**TASK INSTRUCTIONS**
From the first line of the data down to and including the line with "import seaborn as sns", copy everything exactly, leaving out pictures.

**COLLECTED MATERIAL**
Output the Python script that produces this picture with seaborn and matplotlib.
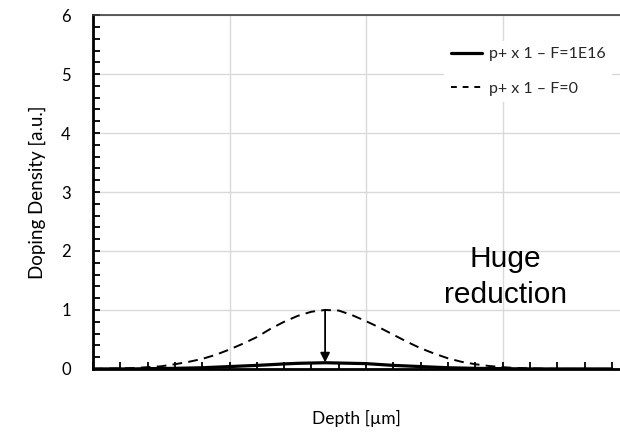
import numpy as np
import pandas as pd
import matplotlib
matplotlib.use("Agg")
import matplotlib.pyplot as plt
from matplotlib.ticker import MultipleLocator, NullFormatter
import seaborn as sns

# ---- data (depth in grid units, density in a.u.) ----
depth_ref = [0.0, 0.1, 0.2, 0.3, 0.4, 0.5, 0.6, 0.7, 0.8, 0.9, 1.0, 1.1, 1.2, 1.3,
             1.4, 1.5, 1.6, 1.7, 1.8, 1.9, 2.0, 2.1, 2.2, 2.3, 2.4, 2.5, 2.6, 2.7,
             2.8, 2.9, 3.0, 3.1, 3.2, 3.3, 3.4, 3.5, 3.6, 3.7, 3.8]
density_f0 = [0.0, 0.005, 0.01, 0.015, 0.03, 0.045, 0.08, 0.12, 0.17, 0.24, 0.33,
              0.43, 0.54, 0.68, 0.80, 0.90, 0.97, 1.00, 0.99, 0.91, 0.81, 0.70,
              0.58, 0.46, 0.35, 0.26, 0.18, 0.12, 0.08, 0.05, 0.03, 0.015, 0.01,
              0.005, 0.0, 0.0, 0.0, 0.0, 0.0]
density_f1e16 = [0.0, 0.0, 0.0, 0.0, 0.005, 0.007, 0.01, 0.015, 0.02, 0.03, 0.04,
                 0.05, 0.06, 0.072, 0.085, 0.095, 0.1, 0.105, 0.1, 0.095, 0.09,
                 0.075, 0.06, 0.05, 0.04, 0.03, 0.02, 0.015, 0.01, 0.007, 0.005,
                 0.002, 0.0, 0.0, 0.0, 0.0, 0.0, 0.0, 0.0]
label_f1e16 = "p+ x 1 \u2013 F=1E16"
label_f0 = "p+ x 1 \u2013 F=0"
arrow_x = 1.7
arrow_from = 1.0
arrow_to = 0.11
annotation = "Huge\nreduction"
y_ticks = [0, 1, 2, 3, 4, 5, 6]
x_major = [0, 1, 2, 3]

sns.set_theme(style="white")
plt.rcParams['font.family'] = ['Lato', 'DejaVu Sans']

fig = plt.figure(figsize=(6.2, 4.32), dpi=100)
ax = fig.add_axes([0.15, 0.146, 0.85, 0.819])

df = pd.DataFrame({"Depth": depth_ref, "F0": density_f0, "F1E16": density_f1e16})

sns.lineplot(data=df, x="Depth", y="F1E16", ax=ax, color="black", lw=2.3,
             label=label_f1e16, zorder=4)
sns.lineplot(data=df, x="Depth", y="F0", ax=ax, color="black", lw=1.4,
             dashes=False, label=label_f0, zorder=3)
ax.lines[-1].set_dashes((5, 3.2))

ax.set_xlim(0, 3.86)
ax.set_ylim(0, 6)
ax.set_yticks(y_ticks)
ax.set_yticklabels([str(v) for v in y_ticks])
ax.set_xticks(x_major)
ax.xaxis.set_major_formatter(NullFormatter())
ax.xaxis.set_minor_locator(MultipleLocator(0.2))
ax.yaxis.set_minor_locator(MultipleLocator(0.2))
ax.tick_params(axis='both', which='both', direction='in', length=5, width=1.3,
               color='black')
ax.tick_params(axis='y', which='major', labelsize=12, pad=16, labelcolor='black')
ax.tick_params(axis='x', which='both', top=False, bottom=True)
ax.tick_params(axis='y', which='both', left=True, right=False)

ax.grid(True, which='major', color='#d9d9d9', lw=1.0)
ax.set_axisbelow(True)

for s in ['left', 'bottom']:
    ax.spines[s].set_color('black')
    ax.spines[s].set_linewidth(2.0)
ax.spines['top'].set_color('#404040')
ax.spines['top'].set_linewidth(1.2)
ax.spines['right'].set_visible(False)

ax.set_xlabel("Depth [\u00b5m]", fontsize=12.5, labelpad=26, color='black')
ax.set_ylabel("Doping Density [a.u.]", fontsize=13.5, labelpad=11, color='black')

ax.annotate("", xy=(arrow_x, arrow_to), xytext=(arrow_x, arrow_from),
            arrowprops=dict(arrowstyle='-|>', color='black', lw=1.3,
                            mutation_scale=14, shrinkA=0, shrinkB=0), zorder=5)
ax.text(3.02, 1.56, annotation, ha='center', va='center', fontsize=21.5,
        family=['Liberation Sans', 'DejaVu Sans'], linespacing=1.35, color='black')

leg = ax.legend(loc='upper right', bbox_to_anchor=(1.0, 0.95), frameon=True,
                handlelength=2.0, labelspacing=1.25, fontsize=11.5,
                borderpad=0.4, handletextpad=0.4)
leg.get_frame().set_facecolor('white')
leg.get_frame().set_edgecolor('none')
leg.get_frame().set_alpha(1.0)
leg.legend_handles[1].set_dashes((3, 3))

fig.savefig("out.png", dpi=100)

**SOLUTION TO THIS EXERCISE**
Output the Python script that produces this picture with seaborn and matplotlib.
import numpy as np
import pandas as pd
import matplotlib
matplotlib.use("Agg")
import matplotlib.pyplot as plt
from matplotlib.ticker import MultipleLocator, NullFormatter
import seaborn as sns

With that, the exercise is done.